■ OBJECTIVE:
Without including any images, repeat the data exactly.

:::

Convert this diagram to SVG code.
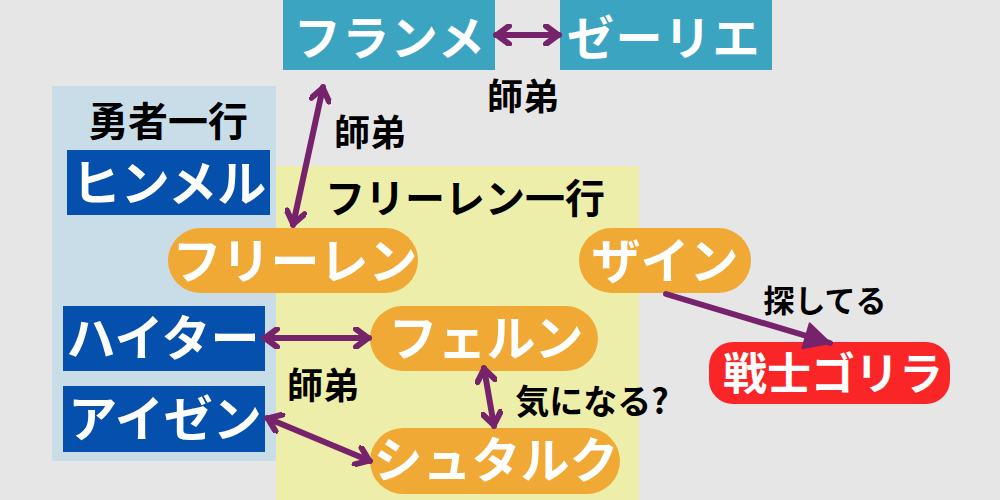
<svg xmlns="http://www.w3.org/2000/svg" width="1000" height="500" viewBox="0 0 1000 500">
<style>
text{font-family:"Noto Sans CJK JP","Noto Sans",sans-serif;font-weight:700;text-anchor:middle}
.n{fill:#fff;font-size:49px}
.top{font-size:47px;letter-spacing:1.5px}
.l{fill:#000;font-size:36px}
.g{font-size:40px}
.c{fill:none;stroke:#76236c;stroke-width:6;stroke-linecap:round;stroke-linejoin:round}
.teal{fill:#3ba5c1}.blue{fill:#0650ad}.or{fill:#f0a935}
</style>
<defs>
<marker id="ah" viewBox="-16 -11 18 22" refX="0" refY="0" markerWidth="18" markerHeight="22" markerUnits="userSpaceOnUse" orient="auto-start-reverse"><path d="M-13-9L-1 0L-13 9" fill="none" stroke="#76236c" stroke-width="6" stroke-linecap="round" stroke-linejoin="round"/></marker>
<marker id="tri" viewBox="-28 -16 30 32" refX="0" refY="0" markerWidth="30" markerHeight="32" markerUnits="userSpaceOnUse" orient="auto"><path d="M-25-13L0 0L-25 13Z" fill="#76236c" stroke="#76236c" stroke-width="2" stroke-linejoin="round"/></marker>
</defs>
<rect width="1000" height="500" fill="#e6e6e6"/>
<g id="group-hero"><rect x="52" y="86" width="224" height="375" fill="#c9dde9"/><text class="l g" x="168" y="136">勇者一行</text></g>
<g id="group-frieren"><rect x="276" y="166" width="363" height="334" fill="#eeeeab"/><text class="l g" x="465" y="213">フリーレン一行</text></g>
<g id="labels">
<text class="l" x="523" y="110">師弟</text>
<text class="l" x="370" y="146">師弟</text>
<text class="l" x="323" y="399">師弟</text>
<text class="l" x="592" y="414" style="font-size:34px">気になる?</text>
<text class="l" x="825" y="312" style="font-size:31px">探してる</text>
</g>
<g id="furanme"><rect class="teal" x="283" y="0" width="212" height="70"/><text class="n top" x="390" y="55">フランメ</text></g>
<g id="zerie"><rect class="teal" x="560" y="0" width="212" height="70"/><text class="n top" x="664" y="55">ゼーリエ</text></g>
<g id="himmel"><rect class="blue" x="67" y="150" width="203" height="65"/><text class="n" x="169" y="201">ヒンメル</text></g>
<g id="frieren"><rect class="or" x="168" y="228" width="250" height="65" rx="32.5"/><text class="n" x="295" y="279">フリーレン</text></g>
<g id="sein"><rect class="or" x="579" y="228" width="172" height="65" rx="32.5"/><text class="n" x="665" y="279">ザイン</text></g>
<g id="heiter"><rect class="blue" x="63" y="306" width="202" height="65"/><text class="n" x="163" y="356">ハイター</text></g>
<g id="fern"><rect class="or" x="370" y="306" width="228" height="65" rx="32.5"/><text class="n" x="486" y="356">フェルン</text></g>
<g id="eisen"><rect class="blue" x="63" y="386" width="202" height="66"/><text class="n" x="165" y="437">アイゼン</text></g>
<g id="stark"><rect class="or" x="370" y="428" width="250" height="66" rx="33"/><text class="n" x="496" y="478">シュタルク</text></g>
<g id="gorilla"><rect x="709" y="342" width="241" height="62" rx="24" fill="#f92527"/><text class="n" x="833" y="390" style="font-size:44px">戦士ゴリラ</text></g>
<g id="connectors">
<line class="c" x1="496" y1="35" x2="559" y2="35" marker-start="url(#ah)" marker-end="url(#ah)"/>
<line class="c" x1="323" y1="87" x2="293" y2="225" marker-start="url(#ah)" marker-end="url(#ah)"/>
<line class="c" x1="264" y1="338" x2="369" y2="338" marker-start="url(#ah)" marker-end="url(#ah)"/>
<line class="c" x1="267" y1="418" x2="370" y2="461" marker-start="url(#ah)" marker-end="url(#ah)"/>
<line class="c" x1="484" y1="368" x2="494" y2="426" marker-start="url(#ah)" marker-end="url(#ah)"/>
<line class="c" x1="666" y1="294" x2="830" y2="343" marker-end="url(#tri)"/>
</g>
</svg>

:::

■ FULL SOLUTION:
Convert this diagram to SVG code.
<svg xmlns="http://www.w3.org/2000/svg" width="1000" height="500" viewBox="0 0 1000 500">
<style>
text{font-family:"Noto Sans CJK JP","Noto Sans",sans-serif;font-weight:700;text-anchor:middle}
.n{fill:#fff;font-size:49px}
.top{font-size:47px;letter-spacing:1.5px}
.l{fill:#000;font-size:36px}
.g{font-size:40px}
.c{fill:none;stroke:#76236c;stroke-width:6;stroke-linecap:round;stroke-linejoin:round}
.teal{fill:#3ba5c1}.blue{fill:#0650ad}.or{fill:#f0a935}
</style>
<defs>
<marker id="ah" viewBox="-16 -11 18 22" refX="0" refY="0" markerWidth="18" markerHeight="22" markerUnits="userSpaceOnUse" orient="auto-start-reverse"><path d="M-13-9L-1 0L-13 9" fill="none" stroke="#76236c" stroke-width="6" stroke-linecap="round" stroke-linejoin="round"/></marker>
<marker id="tri" viewBox="-28 -16 30 32" refX="0" refY="0" markerWidth="30" markerHeight="32" markerUnits="userSpaceOnUse" orient="auto"><path d="M-25-13L0 0L-25 13Z" fill="#76236c" stroke="#76236c" stroke-width="2" stroke-linejoin="round"/></marker>
</defs>
<rect width="1000" height="500" fill="#e6e6e6"/>
<g id="group-hero"><rect x="52" y="86" width="224" height="375" fill="#c9dde9"/><text class="l g" x="168" y="136">勇者一行</text></g>
<g id="group-frieren"><rect x="276" y="166" width="363" height="334" fill="#eeeeab"/><text class="l g" x="465" y="213">フリーレン一行</text></g>
<g id="labels">
<text class="l" x="523" y="110">師弟</text>
<text class="l" x="370" y="146">師弟</text>
<text class="l" x="323" y="399">師弟</text>
<text class="l" x="592" y="414" style="font-size:34px">気になる?</text>
<text class="l" x="825" y="312" style="font-size:31px">探してる</text>
</g>
<g id="furanme"><rect class="teal" x="283" y="0" width="212" height="70"/><text class="n top" x="390" y="55">フランメ</text></g>
<g id="zerie"><rect class="teal" x="560" y="0" width="212" height="70"/><text class="n top" x="664" y="55">ゼーリエ</text></g>
<g id="himmel"><rect class="blue" x="67" y="150" width="203" height="65"/><text class="n" x="169" y="201">ヒンメル</text></g>
<g id="frieren"><rect class="or" x="168" y="228" width="250" height="65" rx="32.5"/><text class="n" x="295" y="279">フリーレン</text></g>
<g id="sein"><rect class="or" x="579" y="228" width="172" height="65" rx="32.5"/><text class="n" x="665" y="279">ザイン</text></g>
<g id="heiter"><rect class="blue" x="63" y="306" width="202" height="65"/><text class="n" x="163" y="356">ハイター</text></g>
<g id="fern"><rect class="or" x="370" y="306" width="228" height="65" rx="32.5"/><text class="n" x="486" y="356">フェルン</text></g>
<g id="eisen"><rect class="blue" x="63" y="386" width="202" height="66"/><text class="n" x="165" y="437">アイゼン</text></g>
<g id="stark"><rect class="or" x="370" y="428" width="250" height="66" rx="33"/><text class="n" x="496" y="478">シュタルク</text></g>
<g id="gorilla"><rect x="709" y="342" width="241" height="62" rx="24" fill="#f92527"/><text class="n" x="833" y="390" style="font-size:44px">戦士ゴリラ</text></g>
<g id="connectors">
<line class="c" x1="496" y1="35" x2="559" y2="35" marker-start="url(#ah)" marker-end="url(#ah)"/>
<line class="c" x1="323" y1="87" x2="293" y2="225" marker-start="url(#ah)" marker-end="url(#ah)"/>
<line class="c" x1="264" y1="338" x2="369" y2="338" marker-start="url(#ah)" marker-end="url(#ah)"/>
<line class="c" x1="267" y1="418" x2="370" y2="461" marker-start="url(#ah)" marker-end="url(#ah)"/>
<line class="c" x1="484" y1="368" x2="494" y2="426" marker-start="url(#ah)" marker-end="url(#ah)"/>
<line class="c" x1="666" y1="294" x2="830" y2="343" marker-end="url(#tri)"/>
</g>
</svg>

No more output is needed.